The foundation’s First Responder Effectiveness Strategic Initiative was launched in March.

“Thinking about what was going on in the world, with the hurricanes and the fires and school shootings and being respectful of our own past, it seemed like a great initiative for foundation to take on,” Hatamiya said. “Unfortunately our initiative was a lot more timely than we expected it to be.”

Hatamiya said discussions are ongoing about what the money from Google and YouTube will ultimately fund, but that the initiative has three main projects. One is funding for emergency shelter supplies, which will enable San Bruno to operate a stand-alone emergency shelter.
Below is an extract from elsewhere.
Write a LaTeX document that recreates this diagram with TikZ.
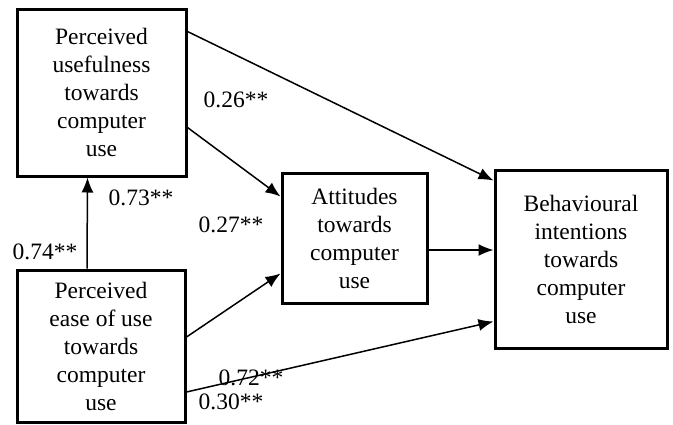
\documentclass[tikz,border=0pt]{standalone}
\usepackage{fontspec}
\setmainfont{Liberation Serif}
\usetikzlibrary{arrows.meta}

\begin{document}
\begin{tikzpicture}[x=1pt,y=-1pt]

    \tikzset{
      BoxStyle/.style = { rectangle, draw, line width=3pt, align=center,
                          inner sep=0pt, font=\fontsize{23.5}{28}\selectfont },
      EdgeStyle/.style = { line width=1.5pt, -{Latex[length=15pt,width=12pt]} },
      LabelStyle/.style = { inner sep=0pt, font=\fontsize{23.5}{28}\selectfont } }

      \useasboundingbox (0,0) rectangle (673,424);

      \node[BoxStyle, minimum width=169pt, minimum height=167pt] (pu) at (101.5, 92.5)
        {Perceived\\usefulness\\towards\\computer\\use};
      \node[BoxStyle, minimum width=168pt, minimum height=152pt] (peou) at (101, 346)
        {Perceived\\ease of use\\towards\\computer\\use};
      \node[BoxStyle, minimum width=145pt, minimum height=130pt] (att) at (354.5, 238)
        {Attitudes\\towards\\computer\\use};
      \node[BoxStyle, minimum width=172pt, minimum height=178pt] (bi) at (581, 259)
        {Behavioural\\intentions\\towards\\computer\\use};

      % paths
      \draw[EdgeStyle] ([yshift=-24pt]pu.north east) -- ([yshift=-12pt]bi.north west);
      \draw[EdgeStyle] ([yshift=-35pt]pu.east) -- ([yshift=-25pt]att.north west);
      \draw[EdgeStyle] ([xshift=-14pt]peou.north) -- ([xshift=-14pt]pu.south);
      \draw[EdgeStyle] ([yshift=9pt]peou.east) -- ([yshift=31pt]att.south west);
      \draw[EdgeStyle] ([yshift=-46pt]peou.east) -- ([yshift=28pt]bi.south west);
      \draw[EdgeStyle] ([yshift=-12pt]att.east) -- ([yshift=-12pt]att.east -| bi.west);

      % coefficients
      \node[LabelStyle] (l26) at (236,100) {0.26**};
      \node[LabelStyle] (l73) at (141,198) {0.73**};
      \node[LabelStyle] (l27) at (231,225) {0.27**};
      \node[LabelStyle] (l74) at (45,252) {0.74**};
      \node[LabelStyle] (l72) at (251,378) {0.72**};
      \node[LabelStyle] (l30) at (231,402) {0.30**};
    \end{tikzpicture}
\end{document}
Another is a series of trainings and site assessments and incident plans.

The third, according to the foundation’s website is, “Police Officer Mindfulness, Compassion, and Resiliency Training,” which aims to “equip police officers to perform through occupational trauma with greater capacity for awareness, cognitive performance and humanity.”

Hatamiya said that the donation was “bittersweet” because of its origins in the shooting, but that the foundation is grateful for the company’s support following the shooting.

“We are grateful our first responders were so effective in their response,” she said, “and we are now pleased that Google and YouTube want to partner with us, and contribute to our important initiative.”